Return of the Jedi: Still No Profits?

According to David Prowse, he’s yet to receive a residual check from the third (or sixth) Star Wars movie. For those not “into Hollywood,” this is a pretty common practice for accountants to massage the numbers so movies never make a profit on paper, even though people like George Lucas make enough money that they could buy up a small continent.

David recently won critical acclaim playing yours truly despite his battle with prostate cancer.

7 replies on “Return of the Jedi: Still No Profits?”

  1. To give George Lucas credit where it’s due, he got the merchandising rights for the Star Wars movies precisely for this reason.

    Now, if Prowse isn’t getting any royalties for the plethora of Darth Vader action figures out there, than Lucas can ESAD.

    • Correction – unless it’s Hasbro’s fault, in which case they can ESAD – and I’m already unhappy with them due to their handling of WotC PDF sales in relation to their current piracy lawsuit

    • This has to do with royalties from the film itself, nothing else.

      What they’re saying is, despite it’s blockbuster run in the 80’s and it’s nearly-as-epic rerelease in 1997, that this film hasn’t made a penny. Just the film.

      What they do is ramp up marketing costs, production costs, and various other “costs” so that the film’s cost and revenue balance to exactly zero. No profit, no loss. Just zero. Now one movie in a thousand, we could buy, but it’s nearly every freaking film made! Zero.

      Remember that stink with Peter Jackson and New Line a year or two back? Same crap.

      • Oh, I don’t disagree that Hollywood Accounting is completely full of shit (pardon my language), and that there should be Congressional investigations of this, and possibly even the IRS should try to find ways to stop this little tax dodge (and that’s what I suspect it really is – a tax dodge).

        I’m just saying that we shouldn’t lay all the blame at the feet of George Lucas – more that the blame (and subpoenas) should be laid at 20th Century Fox’s door.

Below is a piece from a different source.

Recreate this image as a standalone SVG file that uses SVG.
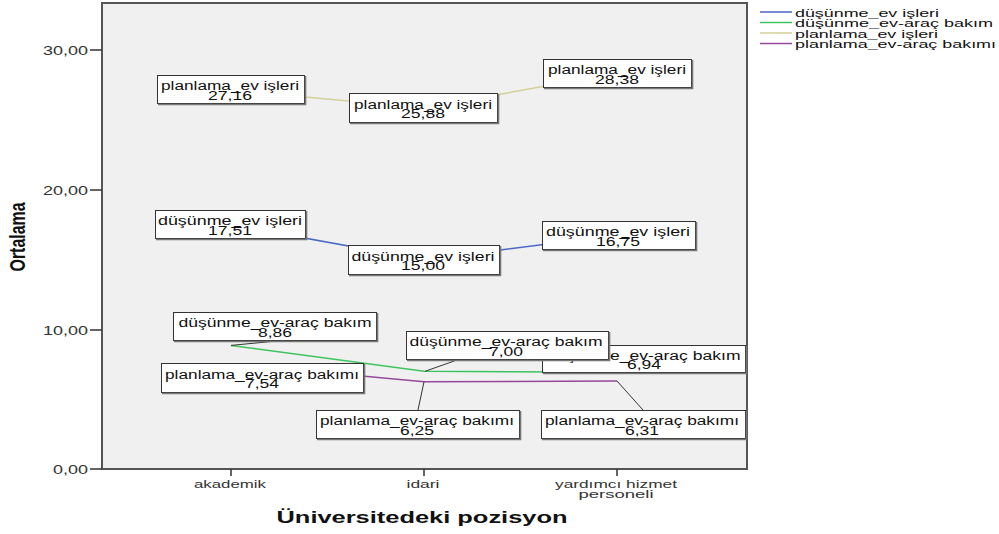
<svg xmlns="http://www.w3.org/2000/svg" width="999" height="534" viewBox="0 0 999 534">
<style>
text{font-family:"Liberation Sans",Arial,sans-serif;fill:#111}
.lb{font-size:12.5px;text-anchor:middle}
.ax{font-size:13px;text-anchor:end;fill:#333}
.cat{font-size:11px;text-anchor:middle;fill:#333}
.lg{font-size:11.5px}
.box{fill:#fff;stroke:#333;stroke-width:1}
.sh{fill:none;stroke:#777;stroke-width:1.6}
.ld{stroke:#333;stroke-width:1;fill:none}
.tk{stroke:#333;stroke-width:1.5}
.s1{stroke:#4a68c8;stroke-width:1.5;fill:none}
.s2{stroke:#3ec45e;stroke-width:1.5;fill:none}
.s3{stroke:#d4d09a;stroke-width:1.5;fill:none}
.s4{stroke:#94489a;stroke-width:1.5;fill:none}
</style>
<rect width="999" height="534" fill="#fff"/>
<g id="plot">
<rect x="102" y="3" width="645" height="466" fill="#f0f0f0" stroke="#555" stroke-width="2"/>
<line class="tk" x1="90" y1="50" x2="102" y2="50"/>
<line class="tk" x1="90" y1="190" x2="102" y2="190"/>
<line class="tk" x1="90" y1="330" x2="102" y2="330"/>
<line class="tk" x1="90" y1="469" x2="102" y2="469"/>
<line class="tk" x1="231" y1="469" x2="231" y2="476"/>
<line class="tk" x1="424" y1="469" x2="424" y2="476"/>
<line class="tk" x1="617" y1="469" x2="617" y2="476"/>
<text class="ax" x="88" y="55" textLength="45" lengthAdjust="spacingAndGlyphs">30,00</text>
<text class="ax" x="88" y="195" textLength="45" lengthAdjust="spacingAndGlyphs">20,00</text>
<text class="ax" x="88" y="335" textLength="45" lengthAdjust="spacingAndGlyphs">10,00</text>
<text class="ax" x="88" y="474" textLength="35" lengthAdjust="spacingAndGlyphs">0,00</text>
<text class="cat" x="230" y="488" textLength="72" lengthAdjust="spacingAndGlyphs">akademik</text>
<text class="cat" x="423" y="488" textLength="33" lengthAdjust="spacingAndGlyphs">idari</text>
<text class="cat" x="616" y="488" textLength="122" lengthAdjust="spacingAndGlyphs">yardımcı hizmet</text>
<text class="cat" x="616" y="498" textLength="75" lengthAdjust="spacingAndGlyphs">personeli</text>
<text x="422" y="523" font-size="16" font-weight="bold" text-anchor="middle" textLength="291" lengthAdjust="spacingAndGlyphs">Üniversitedeki pozisyon</text>
<text transform="translate(25,237) scale(1.38,1) rotate(-90)" font-size="16" font-weight="bold" text-anchor="middle" textLength="69" lengthAdjust="spacingAndGlyphs">Ortalama</text>
</g>
<g id="connectors">
<polyline class="s3" points="231,90 424,108 617,73"/>
<polyline class="s1" points="231,224.7 424,259.7 617,235.3"/>
<polyline class="s2" points="231,345.4 424,371.3 617,372.2"/>
<polyline class="s4" points="231,363.8 424,381.8 617,381"/>
<line class="ld" x1="231" y1="345.4" x2="277" y2="341"/>
<line class="ld" x1="425" y1="371.3" x2="457" y2="360"/>
<line class="ld" x1="424" y1="381.8" x2="418" y2="410"/>
<line class="ld" x1="617" y1="381" x2="643" y2="410"/>
</g>
<g id="lbl-plan-ev-akademik">
<rect class="box" x="157.5" y="75.5" width="147" height="28"/><polyline class="sh" points="305.5,76 305.5,104.5 158,104.5"/>
<text class="lb" x="230" y="90" textLength="138" lengthAdjust="spacingAndGlyphs">planlama_ev işleri</text>
<text class="lb" x="230" y="99.5" textLength="44" lengthAdjust="spacingAndGlyphs">27,16</text>
</g>
<g id="lbl-plan-ev-idari">
<rect class="box" x="349.5" y="93.5" width="148" height="29"/><polyline class="sh" points="498.5,94 498.5,123.5 350,123.5"/>
<text class="lb" x="423" y="108.5" textLength="138" lengthAdjust="spacingAndGlyphs">planlama_ev işleri</text>
<text class="lb" x="423" y="118" textLength="44" lengthAdjust="spacingAndGlyphs">25,88</text>
</g>
<g id="lbl-plan-ev-yardimci">
<rect class="box" x="543.5" y="59.5" width="148" height="28"/><polyline class="sh" points="692.5,60 692.5,88.5 544,88.5"/>
<text class="lb" x="617" y="74" textLength="138" lengthAdjust="spacingAndGlyphs">planlama_ev işleri</text>
<text class="lb" x="617" y="83.5" textLength="44" lengthAdjust="spacingAndGlyphs">28,38</text>
</g>
<g id="lbl-dus-ev-akademik">
<rect class="box" x="155.5" y="210.5" width="150" height="28"/><polyline class="sh" points="306.5,211 306.5,239.5 156,239.5"/>
<text class="lb" x="230" y="225" textLength="144" lengthAdjust="spacingAndGlyphs">düşünme_ev işleri</text>
<text class="lb" x="230" y="234.5" textLength="44" lengthAdjust="spacingAndGlyphs">17,51</text>
</g>
<g id="lbl-dus-ev-idari">
<rect class="box" x="348.5" y="245.5" width="151" height="29"/><polyline class="sh" points="500.5,246 500.5,275.5 349,275.5"/>
<text class="lb" x="423" y="260.5" textLength="143" lengthAdjust="spacingAndGlyphs">düşünme_ev işleri</text>
<text class="lb" x="423" y="270" textLength="44" lengthAdjust="spacingAndGlyphs">15,00</text>
</g>
<g id="lbl-dus-ev-yardimci">
<rect class="box" x="542.5" y="221.5" width="153" height="28"/><polyline class="sh" points="696.5,222 696.5,250.5 543,250.5"/>
<text class="lb" x="618" y="236" textLength="144" lengthAdjust="spacingAndGlyphs">düşünme_ev işleri</text>
<text class="lb" x="618" y="245.5" textLength="44" lengthAdjust="spacingAndGlyphs">16,75</text>
</g>
<g id="lbl-dus-arac-akademik">
<rect class="box" x="173.5" y="312.5" width="203" height="28"/><polyline class="sh" points="377.5,313 377.5,341.5 174,341.5"/>
<text class="lb" x="275" y="327" textLength="193" lengthAdjust="spacingAndGlyphs">düşünme_ev-araç bakım</text>
<text class="lb" x="275" y="336.5" textLength="34" lengthAdjust="spacingAndGlyphs">8,86</text>
</g>
<g id="lbl-plan-arac-akademik">
<rect class="box" x="161.5" y="363.5" width="202" height="29"/><polyline class="sh" points="364.5,364 364.5,393.5 162,393.5"/>
<text class="lb" x="262" y="378.5" textLength="194" lengthAdjust="spacingAndGlyphs">planlama_ev-araç bakımı</text>
<text class="lb" x="262" y="388" textLength="34" lengthAdjust="spacingAndGlyphs">7,54</text>
</g>
<g id="lbl-dus-arac-yardimci">
<rect class="box" x="542.5" y="345.5" width="203" height="27"/><polyline class="sh" points="746.5,346 746.5,373.5 543,373.5"/>
<text class="lb" x="644" y="359.5" textLength="193" lengthAdjust="spacingAndGlyphs">düşünme_ev-araç bakım</text>
<text class="lb" x="644" y="369" textLength="34" lengthAdjust="spacingAndGlyphs">6,94</text>
</g>
<g id="lbl-dus-arac-idari">
<rect class="box" x="406.5" y="331.5" width="202" height="28"/><polyline class="sh" points="609.5,332 609.5,360.5 407,360.5"/>
<text class="lb" x="506" y="346" textLength="193" lengthAdjust="spacingAndGlyphs">düşünme_ev-araç bakım</text>
<text class="lb" x="506" y="355.5" textLength="34" lengthAdjust="spacingAndGlyphs">7,00</text>
</g>
<g id="lbl-plan-arac-idari">
<rect class="box" x="316.5" y="410.5" width="203" height="28"/><polyline class="sh" points="520.5,411 520.5,439.5 317,439.5"/>
<text class="lb" x="417" y="425" textLength="194" lengthAdjust="spacingAndGlyphs">planlama_ev-araç bakımı</text>
<text class="lb" x="417" y="434.5" textLength="34" lengthAdjust="spacingAndGlyphs">6,25</text>
</g>
<g id="lbl-plan-arac-yardimci">
<rect class="box" x="541.5" y="410.5" width="204" height="28"/><polyline class="sh" points="746.5,411 746.5,439.5 542,439.5"/>
<text class="lb" x="642" y="425" textLength="194" lengthAdjust="spacingAndGlyphs">planlama_ev-araç bakımı</text>
<text class="lb" x="642" y="434.5" textLength="34" lengthAdjust="spacingAndGlyphs">6,31</text>
</g>
<g id="legend">
<line class="s1" x1="760" y1="12" x2="792" y2="12" stroke-width="2"/>
<line class="s2" x1="760" y1="22.5" x2="792" y2="22.5" stroke-width="2"/>
<line class="s3" x1="760" y1="33" x2="792" y2="33" stroke-width="2"/>
<line class="s4" x1="760" y1="43.5" x2="792" y2="43.5" stroke-width="2"/>
<text class="lg" x="795" y="16.5" textLength="144" lengthAdjust="spacingAndGlyphs">düşünme_ev işleri</text>
<text class="lg" x="795" y="27" textLength="198" lengthAdjust="spacingAndGlyphs">düşünme_ev-araç bakım</text>
<text class="lg" x="795" y="37.5" textLength="143" lengthAdjust="spacingAndGlyphs">planlama_ev işleri</text>
<text class="lg" x="795" y="48" textLength="201" lengthAdjust="spacingAndGlyphs">planlama_ev-araç bakımı</text>
</g>
</svg>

        • I disagree, it should be laid equally at the feet of EVERYONE involved. Producers, directors, publishers, all of them.

      • Actually, most films are actual Losers. For the same causes you cite, but it doesn’ total zero, it is negative. Which would strongly imply that Hollywood studios would be going out of business regularly. Yet it doesn’t happen. Little independent production companies go out of business for exactly the reason every other small business does. But the big guys, once they reach a certain size, have enough consultants, independent contractors, independent operating divisions (think Enron), and “above the line” payees that they can “legitimately” claim to not have any money left after all else is done. There is never anything left in the Net.